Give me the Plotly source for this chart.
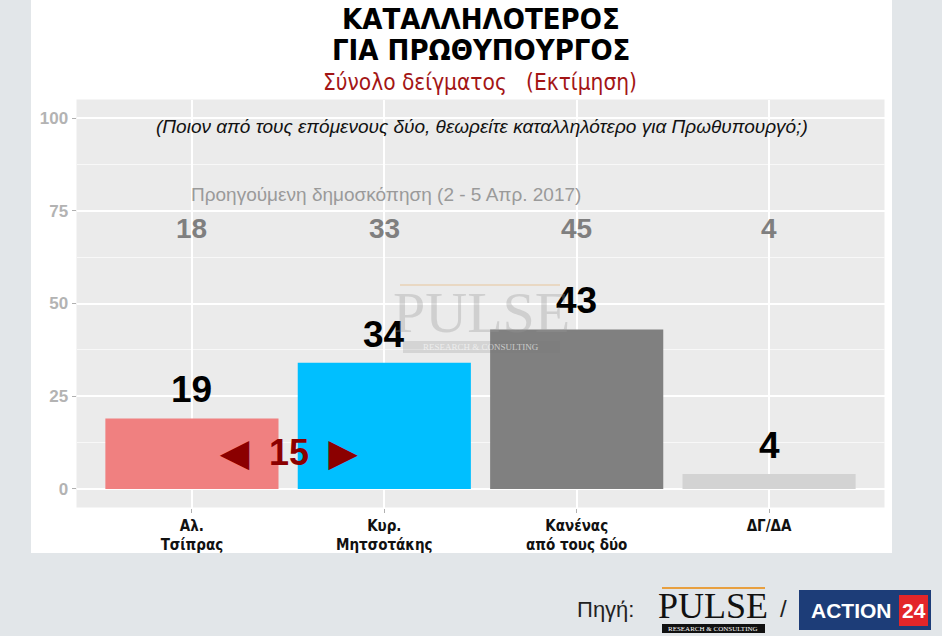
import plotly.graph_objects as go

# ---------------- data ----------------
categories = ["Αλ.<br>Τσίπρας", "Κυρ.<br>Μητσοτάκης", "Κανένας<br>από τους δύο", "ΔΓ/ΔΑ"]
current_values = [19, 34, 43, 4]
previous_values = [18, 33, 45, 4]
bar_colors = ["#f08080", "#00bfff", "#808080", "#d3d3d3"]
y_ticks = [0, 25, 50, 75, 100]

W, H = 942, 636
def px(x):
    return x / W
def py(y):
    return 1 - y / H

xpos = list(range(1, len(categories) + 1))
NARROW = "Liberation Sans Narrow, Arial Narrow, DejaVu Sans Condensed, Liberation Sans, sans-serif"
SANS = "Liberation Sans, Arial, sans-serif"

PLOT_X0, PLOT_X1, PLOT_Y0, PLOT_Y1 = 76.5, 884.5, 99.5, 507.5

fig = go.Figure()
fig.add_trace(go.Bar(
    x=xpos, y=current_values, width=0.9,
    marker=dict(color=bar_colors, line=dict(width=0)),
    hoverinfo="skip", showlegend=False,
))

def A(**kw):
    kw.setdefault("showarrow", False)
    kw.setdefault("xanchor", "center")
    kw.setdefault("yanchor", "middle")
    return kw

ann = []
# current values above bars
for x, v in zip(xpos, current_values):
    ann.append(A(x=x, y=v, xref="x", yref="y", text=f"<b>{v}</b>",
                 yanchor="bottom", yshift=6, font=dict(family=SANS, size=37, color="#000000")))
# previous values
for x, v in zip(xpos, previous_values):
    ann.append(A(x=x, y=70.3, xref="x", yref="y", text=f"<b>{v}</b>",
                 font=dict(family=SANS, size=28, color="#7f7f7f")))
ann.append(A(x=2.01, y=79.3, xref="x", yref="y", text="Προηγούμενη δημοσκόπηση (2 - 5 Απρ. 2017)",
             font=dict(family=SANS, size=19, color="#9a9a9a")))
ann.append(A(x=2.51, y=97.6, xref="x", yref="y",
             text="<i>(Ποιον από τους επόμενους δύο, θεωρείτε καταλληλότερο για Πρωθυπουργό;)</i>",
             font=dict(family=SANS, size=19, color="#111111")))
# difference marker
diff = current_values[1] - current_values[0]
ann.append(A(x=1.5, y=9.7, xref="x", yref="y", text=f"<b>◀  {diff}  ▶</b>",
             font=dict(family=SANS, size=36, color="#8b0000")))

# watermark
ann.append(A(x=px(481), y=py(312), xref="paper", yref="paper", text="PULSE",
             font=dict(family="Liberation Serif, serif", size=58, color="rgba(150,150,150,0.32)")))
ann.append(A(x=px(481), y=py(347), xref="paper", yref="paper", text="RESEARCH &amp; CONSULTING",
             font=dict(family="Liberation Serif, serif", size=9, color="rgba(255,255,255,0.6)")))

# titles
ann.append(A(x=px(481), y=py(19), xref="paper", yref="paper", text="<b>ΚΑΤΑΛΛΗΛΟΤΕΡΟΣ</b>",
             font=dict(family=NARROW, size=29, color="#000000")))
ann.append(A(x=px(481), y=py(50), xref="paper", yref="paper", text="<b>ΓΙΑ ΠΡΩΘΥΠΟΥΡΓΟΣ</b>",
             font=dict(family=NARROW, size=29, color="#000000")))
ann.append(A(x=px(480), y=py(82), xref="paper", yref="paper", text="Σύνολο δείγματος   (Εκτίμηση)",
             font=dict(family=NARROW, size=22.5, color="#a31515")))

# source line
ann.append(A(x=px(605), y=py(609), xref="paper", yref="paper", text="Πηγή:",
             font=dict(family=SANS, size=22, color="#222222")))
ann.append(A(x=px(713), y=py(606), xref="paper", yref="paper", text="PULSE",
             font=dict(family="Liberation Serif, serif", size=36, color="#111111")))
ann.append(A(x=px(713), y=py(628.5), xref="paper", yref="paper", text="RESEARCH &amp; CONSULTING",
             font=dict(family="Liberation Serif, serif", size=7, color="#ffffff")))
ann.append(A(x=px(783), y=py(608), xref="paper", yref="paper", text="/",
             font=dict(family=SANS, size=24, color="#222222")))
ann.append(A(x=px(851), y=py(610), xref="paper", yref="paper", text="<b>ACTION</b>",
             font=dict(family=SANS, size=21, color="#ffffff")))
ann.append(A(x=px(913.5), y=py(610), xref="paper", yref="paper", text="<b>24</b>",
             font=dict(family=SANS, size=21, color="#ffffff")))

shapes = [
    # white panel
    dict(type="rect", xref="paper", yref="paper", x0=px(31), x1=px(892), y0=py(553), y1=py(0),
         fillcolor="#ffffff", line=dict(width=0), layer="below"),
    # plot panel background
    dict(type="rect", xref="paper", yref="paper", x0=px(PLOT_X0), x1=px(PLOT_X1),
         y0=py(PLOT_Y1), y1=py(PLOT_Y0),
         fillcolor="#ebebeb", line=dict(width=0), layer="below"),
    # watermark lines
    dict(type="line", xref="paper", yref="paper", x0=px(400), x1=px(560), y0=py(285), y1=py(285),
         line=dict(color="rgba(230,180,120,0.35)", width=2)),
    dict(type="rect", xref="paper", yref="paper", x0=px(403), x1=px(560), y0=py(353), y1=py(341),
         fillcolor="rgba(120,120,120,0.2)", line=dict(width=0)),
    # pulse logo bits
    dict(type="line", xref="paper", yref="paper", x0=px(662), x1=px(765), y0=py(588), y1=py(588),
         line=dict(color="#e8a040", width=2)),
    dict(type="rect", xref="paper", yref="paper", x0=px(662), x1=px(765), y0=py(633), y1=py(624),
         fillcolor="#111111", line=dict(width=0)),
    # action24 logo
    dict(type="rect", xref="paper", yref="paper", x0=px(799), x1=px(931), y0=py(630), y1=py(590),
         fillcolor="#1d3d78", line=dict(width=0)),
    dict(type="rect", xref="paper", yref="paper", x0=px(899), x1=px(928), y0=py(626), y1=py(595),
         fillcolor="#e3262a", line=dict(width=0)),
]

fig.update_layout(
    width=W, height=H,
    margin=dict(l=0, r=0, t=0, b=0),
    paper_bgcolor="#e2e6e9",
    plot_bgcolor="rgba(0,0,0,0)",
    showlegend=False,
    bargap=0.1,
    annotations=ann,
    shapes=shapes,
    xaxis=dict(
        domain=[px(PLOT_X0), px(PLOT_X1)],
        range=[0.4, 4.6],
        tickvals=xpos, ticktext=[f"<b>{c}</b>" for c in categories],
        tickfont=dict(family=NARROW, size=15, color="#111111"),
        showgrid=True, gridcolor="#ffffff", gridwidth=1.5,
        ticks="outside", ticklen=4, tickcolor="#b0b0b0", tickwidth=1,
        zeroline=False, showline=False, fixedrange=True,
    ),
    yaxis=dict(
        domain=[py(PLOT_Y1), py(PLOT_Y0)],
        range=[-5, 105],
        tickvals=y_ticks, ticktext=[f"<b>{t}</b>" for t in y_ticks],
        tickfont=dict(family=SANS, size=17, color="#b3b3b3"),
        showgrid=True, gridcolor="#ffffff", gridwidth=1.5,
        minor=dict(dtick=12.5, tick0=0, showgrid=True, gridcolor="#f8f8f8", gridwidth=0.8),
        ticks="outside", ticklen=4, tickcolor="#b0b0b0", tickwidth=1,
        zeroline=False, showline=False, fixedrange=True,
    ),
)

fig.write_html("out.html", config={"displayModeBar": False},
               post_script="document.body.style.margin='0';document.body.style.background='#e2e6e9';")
....
* What to do *
Omit the pictures, then output the rest of the listing exactly.

* Exercise result *
Give me the Plotly source for this chart.
import plotly.graph_objects as go

# ---------------- data ----------------
categories = ["Αλ.<br>Τσίπρας", "Κυρ.<br>Μητσοτάκης", "Κανένας<br>από τους δύο", "ΔΓ/ΔΑ"]
current_values = [19, 34, 43, 4]
previous_values = [18, 33, 45, 4]
bar_colors = ["#f08080", "#00bfff", "#808080", "#d3d3d3"]
y_ticks = [0, 25, 50, 75, 100]

W, H = 942, 636
def px(x):
    return x / W
def py(y):
    return 1 - y / H

xpos = list(range(1, len(categories) + 1))
NARROW = "Liberation Sans Narrow, Arial Narrow, DejaVu Sans Condensed, Liberation Sans, sans-serif"
SANS = "Liberation Sans, Arial, sans-serif"

PLOT_X0, PLOT_X1, PLOT_Y0, PLOT_Y1 = 76.5, 884.5, 99.5, 507.5

fig = go.Figure()
fig.add_trace(go.Bar(
    x=xpos, y=current_values, width=0.9,
    marker=dict(color=bar_colors, line=dict(width=0)),
    hoverinfo="skip", showlegend=False,
))

def A(**kw):
    kw.setdefault("showarrow", False)
    kw.setdefault("xanchor", "center")
    kw.setdefault("yanchor", "middle")
    return kw

ann = []
# current values above bars
for x, v in zip(xpos, current_values):
    ann.append(A(x=x, y=v, xref="x", yref="y", text=f"<b>{v}</b>",
                 yanchor="bottom", yshift=6, font=dict(family=SANS, size=37, color="#000000")))
# previous values
for x, v in zip(xpos, previous_values):
    ann.append(A(x=x, y=70.3, xref="x", yref="y", text=f"<b>{v}</b>",
                 font=dict(family=SANS, size=28, color="#7f7f7f")))
ann.append(A(x=2.01, y=79.3, xref="x", yref="y", text="Προηγούμενη δημοσκόπηση (2 - 5 Απρ. 2017)",
             font=dict(family=SANS, size=19, color="#9a9a9a")))
ann.append(A(x=2.51, y=97.6, xref="x", yref="y",
             text="<i>(Ποιον από τους επόμενους δύο, θεωρείτε καταλληλότερο για Πρωθυπουργό;)</i>",
             font=dict(family=SANS, size=19, color="#111111")))
# difference marker
diff = current_values[1] - current_values[0]
ann.append(A(x=1.5, y=9.7, xref="x", yref="y", text=f"<b>◀  {diff}  ▶</b>",
             font=dict(family=SANS, size=36, color="#8b0000")))

# watermark
ann.append(A(x=px(481), y=py(312), xref="paper", yref="paper", text="PULSE",
             font=dict(family="Liberation Serif, serif", size=58, color="rgba(150,150,150,0.32)")))
ann.append(A(x=px(481), y=py(347), xref="paper", yref="paper", text="RESEARCH &amp; CONSULTING",
             font=dict(family="Liberation Serif, serif", size=9, color="rgba(255,255,255,0.6)")))

# titles
ann.append(A(x=px(481), y=py(19), xref="paper", yref="paper", text="<b>ΚΑΤΑΛΛΗΛΟΤΕΡΟΣ</b>",
             font=dict(family=NARROW, size=29, color="#000000")))
ann.append(A(x=px(481), y=py(50), xref="paper", yref="paper", text="<b>ΓΙΑ ΠΡΩΘΥΠΟΥΡΓΟΣ</b>",
             font=dict(family=NARROW, size=29, color="#000000")))
ann.append(A(x=px(480), y=py(82), xref="paper", yref="paper", text="Σύνολο δείγματος   (Εκτίμηση)",
             font=dict(family=NARROW, size=22.5, color="#a31515")))

# source line
ann.append(A(x=px(605), y=py(609), xref="paper", yref="paper", text="Πηγή:",
             font=dict(family=SANS, size=22, color="#222222")))
ann.append(A(x=px(713), y=py(606), xref="paper", yref="paper", text="PULSE",
             font=dict(family="Liberation Serif, serif", size=36, color="#111111")))
ann.append(A(x=px(713), y=py(628.5), xref="paper", yref="paper", text="RESEARCH &amp; CONSULTING",
             font=dict(family="Liberation Serif, serif", size=7, color="#ffffff")))
ann.append(A(x=px(783), y=py(608), xref="paper", yref="paper", text="/",
             font=dict(family=SANS, size=24, color="#222222")))
ann.append(A(x=px(851), y=py(610), xref="paper", yref="paper", text="<b>ACTION</b>",
             font=dict(family=SANS, size=21, color="#ffffff")))
ann.append(A(x=px(913.5), y=py(610), xref="paper", yref="paper", text="<b>24</b>",
             font=dict(family=SANS, size=21, color="#ffffff")))

shapes = [
    # white panel
    dict(type="rect", xref="paper", yref="paper", x0=px(31), x1=px(892), y0=py(553), y1=py(0),
         fillcolor="#ffffff", line=dict(width=0), layer="below"),
    # plot panel background
    dict(type="rect", xref="paper", yref="paper", x0=px(PLOT_X0), x1=px(PLOT_X1),
         y0=py(PLOT_Y1), y1=py(PLOT_Y0),
         fillcolor="#ebebeb", line=dict(width=0), layer="below"),
    # watermark lines
    dict(type="line", xref="paper", yref="paper", x0=px(400), x1=px(560), y0=py(285), y1=py(285),
         line=dict(color="rgba(230,180,120,0.35)", width=2)),
    dict(type="rect", xref="paper", yref="paper", x0=px(403), x1=px(560), y0=py(353), y1=py(341),
         fillcolor="rgba(120,120,120,0.2)", line=dict(width=0)),
    # pulse logo bits
    dict(type="line", xref="paper", yref="paper", x0=px(662), x1=px(765), y0=py(588), y1=py(588),
         line=dict(color="#e8a040", width=2)),
    dict(type="rect", xref="paper", yref="paper", x0=px(662), x1=px(765), y0=py(633), y1=py(624),
         fillcolor="#111111", line=dict(width=0)),
    # action24 logo
    dict(type="rect", xref="paper", yref="paper", x0=px(799), x1=px(931), y0=py(630), y1=py(590),
         fillcolor="#1d3d78", line=dict(width=0)),
    dict(type="rect", xref="paper", yref="paper", x0=px(899), x1=px(928), y0=py(626), y1=py(595),
         fillcolor="#e3262a", line=dict(width=0)),
]

fig.update_layout(
    width=W, height=H,
    margin=dict(l=0, r=0, t=0, b=0),
    paper_bgcolor="#e2e6e9",
    plot_bgcolor="rgba(0,0,0,0)",
    showlegend=False,
    bargap=0.1,
    annotations=ann,
    shapes=shapes,
    xaxis=dict(
        domain=[px(PLOT_X0), px(PLOT_X1)],
        range=[0.4, 4.6],
        tickvals=xpos, ticktext=[f"<b>{c}</b>" for c in categories],
        tickfont=dict(family=NARROW, size=15, color="#111111"),
        showgrid=True, gridcolor="#ffffff", gridwidth=1.5,
        ticks="outside", ticklen=4, tickcolor="#b0b0b0", tickwidth=1,
        zeroline=False, showline=False, fixedrange=True,
    ),
    yaxis=dict(
        domain=[py(PLOT_Y1), py(PLOT_Y0)],
        range=[-5, 105],
        tickvals=y_ticks, ticktext=[f"<b>{t}</b>" for t in y_ticks],
        tickfont=dict(family=SANS, size=17, color="#b3b3b3"),
        showgrid=True, gridcolor="#ffffff", gridwidth=1.5,
        minor=dict(dtick=12.5, tick0=0, showgrid=True, gridcolor="#f8f8f8", gridwidth=0.8),
        ticks="outside", ticklen=4, tickcolor="#b0b0b0", tickwidth=1,
        zeroline=False, showline=False, fixedrange=True,
    ),
)

fig.write_html("out.html", config={"displayModeBar": False},
               post_script="document.body.style.margin='0';document.body.style.background='#e2e6e9';")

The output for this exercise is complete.